This article comes from Rylan Schaeffer Github.
I've found that the overwhelming majority of online information on artificial intelligence research falls into one of two categories: the first is aimed at explaining advances to lay audiences, and the second is aimed at explaining advances to other researchers. I haven't found a good resource for people with a technical background who are unfamiliar with the more advanced concepts and are looking for someone to fill them in. This is my attempt to bridge that gap, by providing approachable yet (relatively) detailed explanations. In this post, I explain the titular paper - Explanation of One-shot Learning with Memory-Augmented Neural Networks.
In my last post, I criticized this paper as poorly motivated. After taking time to crystallize my thoughts and to email the authors, I'm less critical of it now, but I still have a few concerns. My goal is to try explaining the paper and my concerns in tandem.
In an earlier post, I wrote about the need for massive amounts of data to train deep neural networks. In contrast, humans require comparatively little data to learn a new behavior or to rapidly shift away from an old behavior. For example, after running into a handful of street signs, the modern teenager quickly learns to be careful texting while walking. As Santoro et al. write, "This kind of flexible adaptation is a celebrated aspect of human learning (Jankowski et al., 2011), manifesting in settings ranging from motor control (Braun et al., 2009) to the acquisition of abstract concepts (Lake et al., 2015). Generating novel behavior based on inference from a few scraps of information – e.g., inferring the full range of applicability for a new word, heard in only one or two contexts – is something that has remained stubbornly beyond the reach of contemporary machine intelligence."

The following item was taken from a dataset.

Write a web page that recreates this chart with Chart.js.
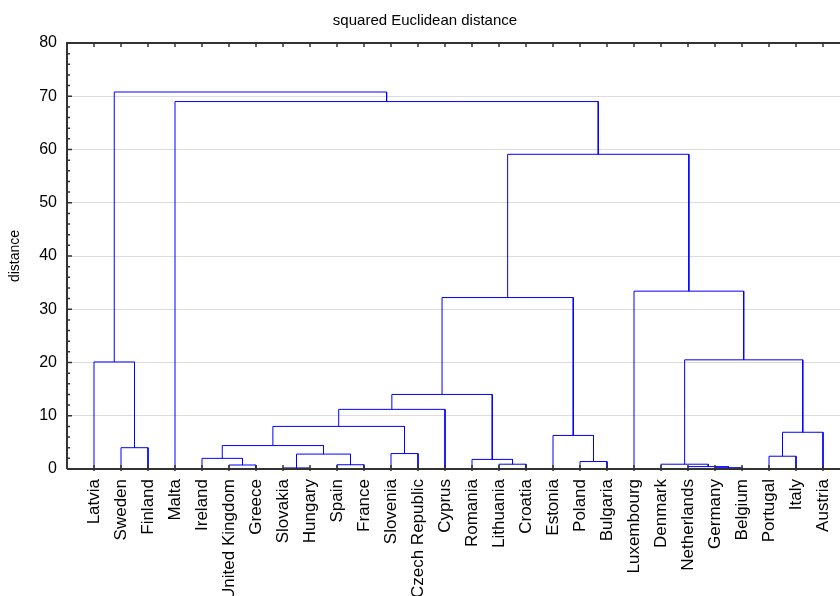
<!DOCTYPE html>
<html>
<head>
<meta charset="utf-8">
<script src="https://cdn.jsdelivr.net/npm/chart.js@4.4.1/dist/chart.umd.min.js"></script>
<style>
  html, body { margin: 0; padding: 0; background: #fff; overflow: hidden; }
  #wrap { width: 840px; height: 596px; overflow: hidden; }
</style>
</head>
<body>
<div id="wrap"><canvas id="myChart" width="912" height="596"></canvas></div>
<script>
// leaves in dendrogram order
var leaves = ["Latvia", "Sweden", "Finland", "Malta", "Ireland", "United Kingdom", "Greece",
  "Slovakia", "Hungary", "Spain", "France", "Slovenia", "Czech Republic", "Cyprus",
  "Romania", "Lithuania", "Croatia", "Estonia", "Poland", "Bulgaria", "Luxembourg",
  "Denmark", "Netherlands", "Germany", "Belgium", "Portugal", "Italy", "Austria"];

// merges: node ids 0..27 are leaves, merge k creates node 28 + k
var mergeLeft   = [7, 23, 22, 5, 9, 15, 21, 18, 14, 4, 25, 28, 11, 1, 37, 17, 38, 42, 45, 46, 0, 34, 47, 20, 50, 3, 48];
var mergeRight  = [8, 24, 29, 6, 10, 16, 30, 19, 33, 31, 26, 32, 12, 2, 39, 35, 27, 40, 13, 36, 41, 44, 43, 49, 51, 52, 53];
var mergeHeight = [0.2, 0.25, 0.45, 0.75, 0.8, 0.9, 0.9, 1.4, 1.8, 2.0, 2.4, 2.8, 2.9, 4.0, 4.4, 6.3, 6.9, 8.0, 11.2, 14.0, 20.1, 20.5, 32.2, 33.4, 59.1, 69.0, 70.8];

var yTickValues = [0, 10, 20, 30, 40, 50, 60, 70, 80];

var FONT = "'Liberation Sans', Arial, sans-serif";

// node positions in data units (leaf i sits at x = i + 1)
var nodeX = leaves.map(function (l, i) { return i + 1; });
var nodeH = leaves.map(function () { return 0; });
mergeLeft.forEach(function (a, k) {
  var b = mergeRight[k];
  nodeX.push((nodeX[a] + nodeX[b]) / 2);
  nodeH.push(mergeHeight[k]);
});

var datasets = mergeLeft.map(function (a, k) {
  var b = mergeRight[k];
  var h = mergeHeight[k];
  return {
    data: [
      { x: nodeX[a], y: nodeH[a] },
      { x: nodeX[a], y: h },
      { x: nodeX[b], y: h },
      { x: nodeX[b], y: nodeH[b] }
    ],
    showLine: true,
    tension: 0,
    fill: false,
    pointRadius: 0,
    borderColor: "#0000ff",
    borderWidth: 1
  };
});

// frame and inward tick marks like the original plot
var frame = {
  id: "frame",
  afterDraw: function (chart) {
    var c = chart.ctx, a = chart.chartArea;
    var xs = chart.scales.x, ys = chart.scales.y;
    c.save();
    c.strokeStyle = "#333";
    c.lineWidth = 2;
    c.beginPath();
    c.moveTo(a.left, a.bottom); c.lineTo(a.left, a.top); c.lineTo(a.right, a.top);
    c.moveTo(a.left, a.bottom); c.lineTo(a.right, a.bottom);
    c.stroke();
    c.lineWidth = 1.5;
    c.beginPath();
    leaves.forEach(function (l, i) {
      var px = xs.getPixelForValue(i + 1);
      c.moveTo(px, a.top); c.lineTo(px, a.top + 4);
      c.moveTo(px, a.bottom - 4); c.lineTo(px, a.bottom + 2);
    });
    for (var v = 0; v <= 80; v += 2) {
      var py = ys.getPixelForValue(v);
      c.moveTo(a.left, py); c.lineTo(a.left + (v % 10 === 0 ? 5 : 3), py);
    }
    c.stroke();
    c.restore();
  }
};

var ctx = document.getElementById("myChart").getContext("2d");
var myChart = new Chart(ctx, {
  type: "scatter",
  data: { datasets: datasets },
  options: {
    responsive: false,
    animation: false,
    layout: { padding: { left: 0, right: 62, top: 0, bottom: 0 } },
    plugins: {
      legend: { display: false },
      tooltip: { enabled: false },
      title: {
        display: true,
        text: "squared Euclidean distance",
        color: "#000",
        font: { family: FONT, size: 15, weight: "normal" },
        padding: { top: 12, bottom: 13 }
      }
    },
    scales: {
      x: {
        type: "linear",
        min: 0,
        max: 29,
        afterBuildTicks: function (s) {
          s.ticks = leaves.map(function (l, i) { return { value: i + 1 }; });
        },
        afterFit: function (s) { s.height = 127; },
        grid: { display: false, drawTicks: false },
        border: { display: false },
        ticks: {
          autoSkip: false,
          maxRotation: 90,
          minRotation: 90,
          padding: 10,
          color: "#000",
          font: { family: FONT, size: 17 },
          callback: function (v) { return leaves[v - 1] || ""; }
        }
      },
      y: {
        min: 0,
        max: 80,
        afterBuildTicks: function (s) {
          s.ticks = yTickValues.map(function (v) { return { value: v }; });
        },
        afterFit: function (s) { s.width = 67; },
        grid: { color: "#dcdcdc", lineWidth: 1, drawTicks: false },
        border: { display: false },
        ticks: {
          padding: 10,
          color: "#000",
          font: { family: FONT, size: 16 }
        },
        title: {
          display: true,
          text: "distance",
          color: "#000",
          font: { family: FONT, size: 14 },
          padding: { top: 7, bottom: 0 }
        }
      }
    }
  },
  plugins: [frame]
});
</script>
</body>
</html>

The term one-shot learning has been introduced to capture this phenomenon of rapid behavior change following a small number of experiences, or even just one experience. In an earlier paper, a neural network was given an external memory and the ability to learn how to use its new memory in solving specific tasks. This paper classifies that previous model, the Neural Turing Machine (NTM), as a subclass of the more general class of Memory-Augmented Neural Networks(MANNs), and suggests an alternative memory system capable of outperforming humans in certain one-shot learning tasks.
If you haven't read the NTM paper or my walkthrough of it, set this aside and go read one (or both). In order to understand the proposed change to a NTM's memory, it'll be helpful to understand a NTM.
The goal is to modify a NTM to excel at one-shot learning. To accomplish this, the authors modify the NTM's controller's memory access capabilities. However, the paper is rather terse in justifying their specific change. A NTM controller is capable of using content-based addressing, location-based addressing or both, so when Santoro et al. suggest using a pure content-based memory writer, I was confused why this would offer any improvement. The only explanation the paper offers is that "[The NTM's memory access method] was advantageous for sequence-based prediction tasks. However, this type of access is not optimal for tasks that emphasize a conjunctive coding of information independent of sequence."
To their credit, three of the four authors I emailed wrote back in less than a day with more detailed explanations. The answer is that there's a tradeoff when training memory-augmented networks; more sophisticated memory access capabilities are more powerful, but the controller requires more training. Santoro et al. propose hamstringing the controller's ability to write to memory using location-based addressing so that the controller will learn more quickly. They point out that location-based addressing won't be necessary to excel at one-shot learning. This is because for a given input, there are only two actions the controller might need to do and both depend on content-addressing. One action is that the input is very similar to a previously seen input; in this case, we might want to update whatever we wrote to memory. The other action is that the input isn't similar to a previously seen input; in this case, we don't want to overwrite recent information, so we'll instead write to the least used memory location.
The authors call this hamstrung memory system the Least Recently Used Access (LRUA) module. What confused me at first is that Santoro et al. describe the LRUA as "a pure content-based memory writer," and then in the same sentence, state that the LRUA will write "to either the least used memory location or the most recently used memory location," which sounds an awful lot like location-based addressing. I reconciled the discrepancy when I realized that the most recently used memory location is determined by which memory location was most recently read, and reading is determined using content similarity.